-- Set task --
Starting at the first line of the listing below, repeat each line up to and including the one containing "fig = go.Figure()". Leave out pictures.

-- Information supplied --

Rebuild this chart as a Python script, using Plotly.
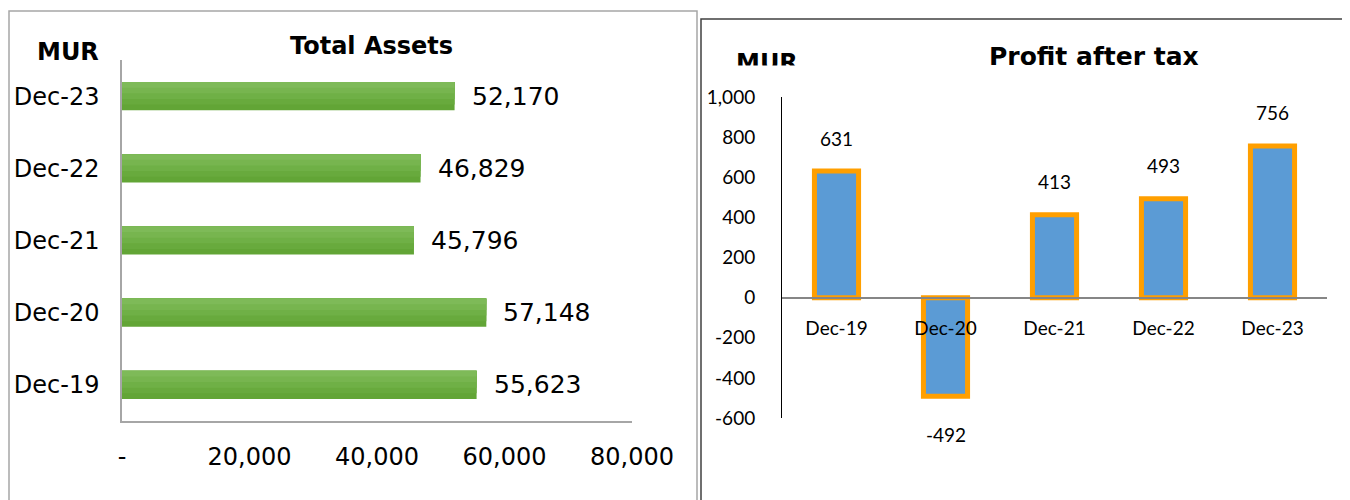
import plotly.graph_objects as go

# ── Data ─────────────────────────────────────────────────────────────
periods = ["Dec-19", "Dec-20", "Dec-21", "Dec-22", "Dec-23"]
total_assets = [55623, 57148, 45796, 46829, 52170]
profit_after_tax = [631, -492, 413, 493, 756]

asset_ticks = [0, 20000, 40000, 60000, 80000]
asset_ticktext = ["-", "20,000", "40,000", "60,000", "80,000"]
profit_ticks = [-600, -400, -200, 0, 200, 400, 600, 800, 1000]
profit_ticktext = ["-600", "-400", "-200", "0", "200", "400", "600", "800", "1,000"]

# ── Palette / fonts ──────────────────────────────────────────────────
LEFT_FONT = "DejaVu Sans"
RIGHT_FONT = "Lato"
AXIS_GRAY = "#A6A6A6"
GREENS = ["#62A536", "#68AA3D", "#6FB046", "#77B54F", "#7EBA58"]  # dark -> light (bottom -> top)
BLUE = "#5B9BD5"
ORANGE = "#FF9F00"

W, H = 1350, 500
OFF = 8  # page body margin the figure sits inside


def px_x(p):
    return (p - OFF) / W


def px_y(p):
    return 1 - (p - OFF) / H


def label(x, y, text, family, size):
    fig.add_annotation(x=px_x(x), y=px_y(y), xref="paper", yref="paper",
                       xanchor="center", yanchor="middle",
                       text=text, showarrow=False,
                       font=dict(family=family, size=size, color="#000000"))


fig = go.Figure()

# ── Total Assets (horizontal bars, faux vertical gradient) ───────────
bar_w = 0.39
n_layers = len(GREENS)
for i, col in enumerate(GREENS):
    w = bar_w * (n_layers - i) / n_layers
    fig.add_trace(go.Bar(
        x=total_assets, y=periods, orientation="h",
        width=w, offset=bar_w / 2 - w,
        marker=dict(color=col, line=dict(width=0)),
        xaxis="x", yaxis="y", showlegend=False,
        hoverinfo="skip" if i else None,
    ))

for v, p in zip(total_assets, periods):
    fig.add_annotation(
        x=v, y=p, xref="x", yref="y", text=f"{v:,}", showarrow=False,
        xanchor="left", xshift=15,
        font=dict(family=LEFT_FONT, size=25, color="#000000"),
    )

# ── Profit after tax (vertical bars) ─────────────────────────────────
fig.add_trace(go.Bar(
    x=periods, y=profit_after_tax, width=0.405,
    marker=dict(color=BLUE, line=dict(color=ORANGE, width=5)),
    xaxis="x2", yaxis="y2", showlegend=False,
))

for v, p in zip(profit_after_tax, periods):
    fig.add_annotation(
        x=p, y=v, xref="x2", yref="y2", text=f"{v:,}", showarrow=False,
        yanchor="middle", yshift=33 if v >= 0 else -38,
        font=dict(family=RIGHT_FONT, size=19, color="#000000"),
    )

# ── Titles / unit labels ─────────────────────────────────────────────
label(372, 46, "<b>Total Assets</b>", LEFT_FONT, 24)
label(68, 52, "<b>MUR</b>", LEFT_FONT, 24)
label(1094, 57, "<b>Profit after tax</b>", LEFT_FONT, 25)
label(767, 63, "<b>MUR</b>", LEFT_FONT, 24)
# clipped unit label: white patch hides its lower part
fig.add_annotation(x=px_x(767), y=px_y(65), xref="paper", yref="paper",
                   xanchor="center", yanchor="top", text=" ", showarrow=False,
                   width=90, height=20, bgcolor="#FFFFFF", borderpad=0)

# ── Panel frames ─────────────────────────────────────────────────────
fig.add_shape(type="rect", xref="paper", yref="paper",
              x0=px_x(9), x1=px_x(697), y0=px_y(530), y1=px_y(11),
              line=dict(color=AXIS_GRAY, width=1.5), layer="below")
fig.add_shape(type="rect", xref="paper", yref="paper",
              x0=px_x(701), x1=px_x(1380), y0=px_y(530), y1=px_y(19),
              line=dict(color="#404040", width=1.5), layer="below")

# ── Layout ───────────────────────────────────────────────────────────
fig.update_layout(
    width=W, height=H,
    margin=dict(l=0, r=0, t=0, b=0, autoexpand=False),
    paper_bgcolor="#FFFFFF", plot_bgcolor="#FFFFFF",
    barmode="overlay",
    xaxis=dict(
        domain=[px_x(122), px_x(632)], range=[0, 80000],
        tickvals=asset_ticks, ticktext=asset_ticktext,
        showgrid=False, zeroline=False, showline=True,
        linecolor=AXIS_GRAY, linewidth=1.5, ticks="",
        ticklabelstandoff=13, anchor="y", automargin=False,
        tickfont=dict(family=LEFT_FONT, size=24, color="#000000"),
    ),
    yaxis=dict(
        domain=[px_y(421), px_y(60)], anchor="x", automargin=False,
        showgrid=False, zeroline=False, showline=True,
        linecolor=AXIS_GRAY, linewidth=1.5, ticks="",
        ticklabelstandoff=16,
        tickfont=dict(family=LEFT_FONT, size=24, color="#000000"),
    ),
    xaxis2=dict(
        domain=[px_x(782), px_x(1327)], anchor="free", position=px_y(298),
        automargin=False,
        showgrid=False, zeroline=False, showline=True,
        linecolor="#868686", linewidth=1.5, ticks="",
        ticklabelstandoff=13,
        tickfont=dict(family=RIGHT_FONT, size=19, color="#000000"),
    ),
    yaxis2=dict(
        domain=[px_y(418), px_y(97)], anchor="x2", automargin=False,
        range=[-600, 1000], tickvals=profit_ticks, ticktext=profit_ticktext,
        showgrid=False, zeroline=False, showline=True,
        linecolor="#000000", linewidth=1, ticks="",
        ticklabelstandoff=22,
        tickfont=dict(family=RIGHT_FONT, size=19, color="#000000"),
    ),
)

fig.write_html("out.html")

-- Response to this task --
Rebuild this chart as a Python script, using Plotly.
import plotly.graph_objects as go

# ── Data ─────────────────────────────────────────────────────────────
periods = ["Dec-19", "Dec-20", "Dec-21", "Dec-22", "Dec-23"]
total_assets = [55623, 57148, 45796, 46829, 52170]
profit_after_tax = [631, -492, 413, 493, 756]

asset_ticks = [0, 20000, 40000, 60000, 80000]
asset_ticktext = ["-", "20,000", "40,000", "60,000", "80,000"]
profit_ticks = [-600, -400, -200, 0, 200, 400, 600, 800, 1000]
profit_ticktext = ["-600", "-400", "-200", "0", "200", "400", "600", "800", "1,000"]

# ── Palette / fonts ──────────────────────────────────────────────────
LEFT_FONT = "DejaVu Sans"
RIGHT_FONT = "Lato"
AXIS_GRAY = "#A6A6A6"
GREENS = ["#62A536", "#68AA3D", "#6FB046", "#77B54F", "#7EBA58"]  # dark -> light (bottom -> top)
BLUE = "#5B9BD5"
ORANGE = "#FF9F00"

W, H = 1350, 500
OFF = 8  # page body margin the figure sits inside


def px_x(p):
    return (p - OFF) / W


def px_y(p):
    return 1 - (p - OFF) / H


def label(x, y, text, family, size):
    fig.add_annotation(x=px_x(x), y=px_y(y), xref="paper", yref="paper",
                       xanchor="center", yanchor="middle",
                       text=text, showarrow=False,
                       font=dict(family=family, size=size, color="#000000"))


fig = go.Figure()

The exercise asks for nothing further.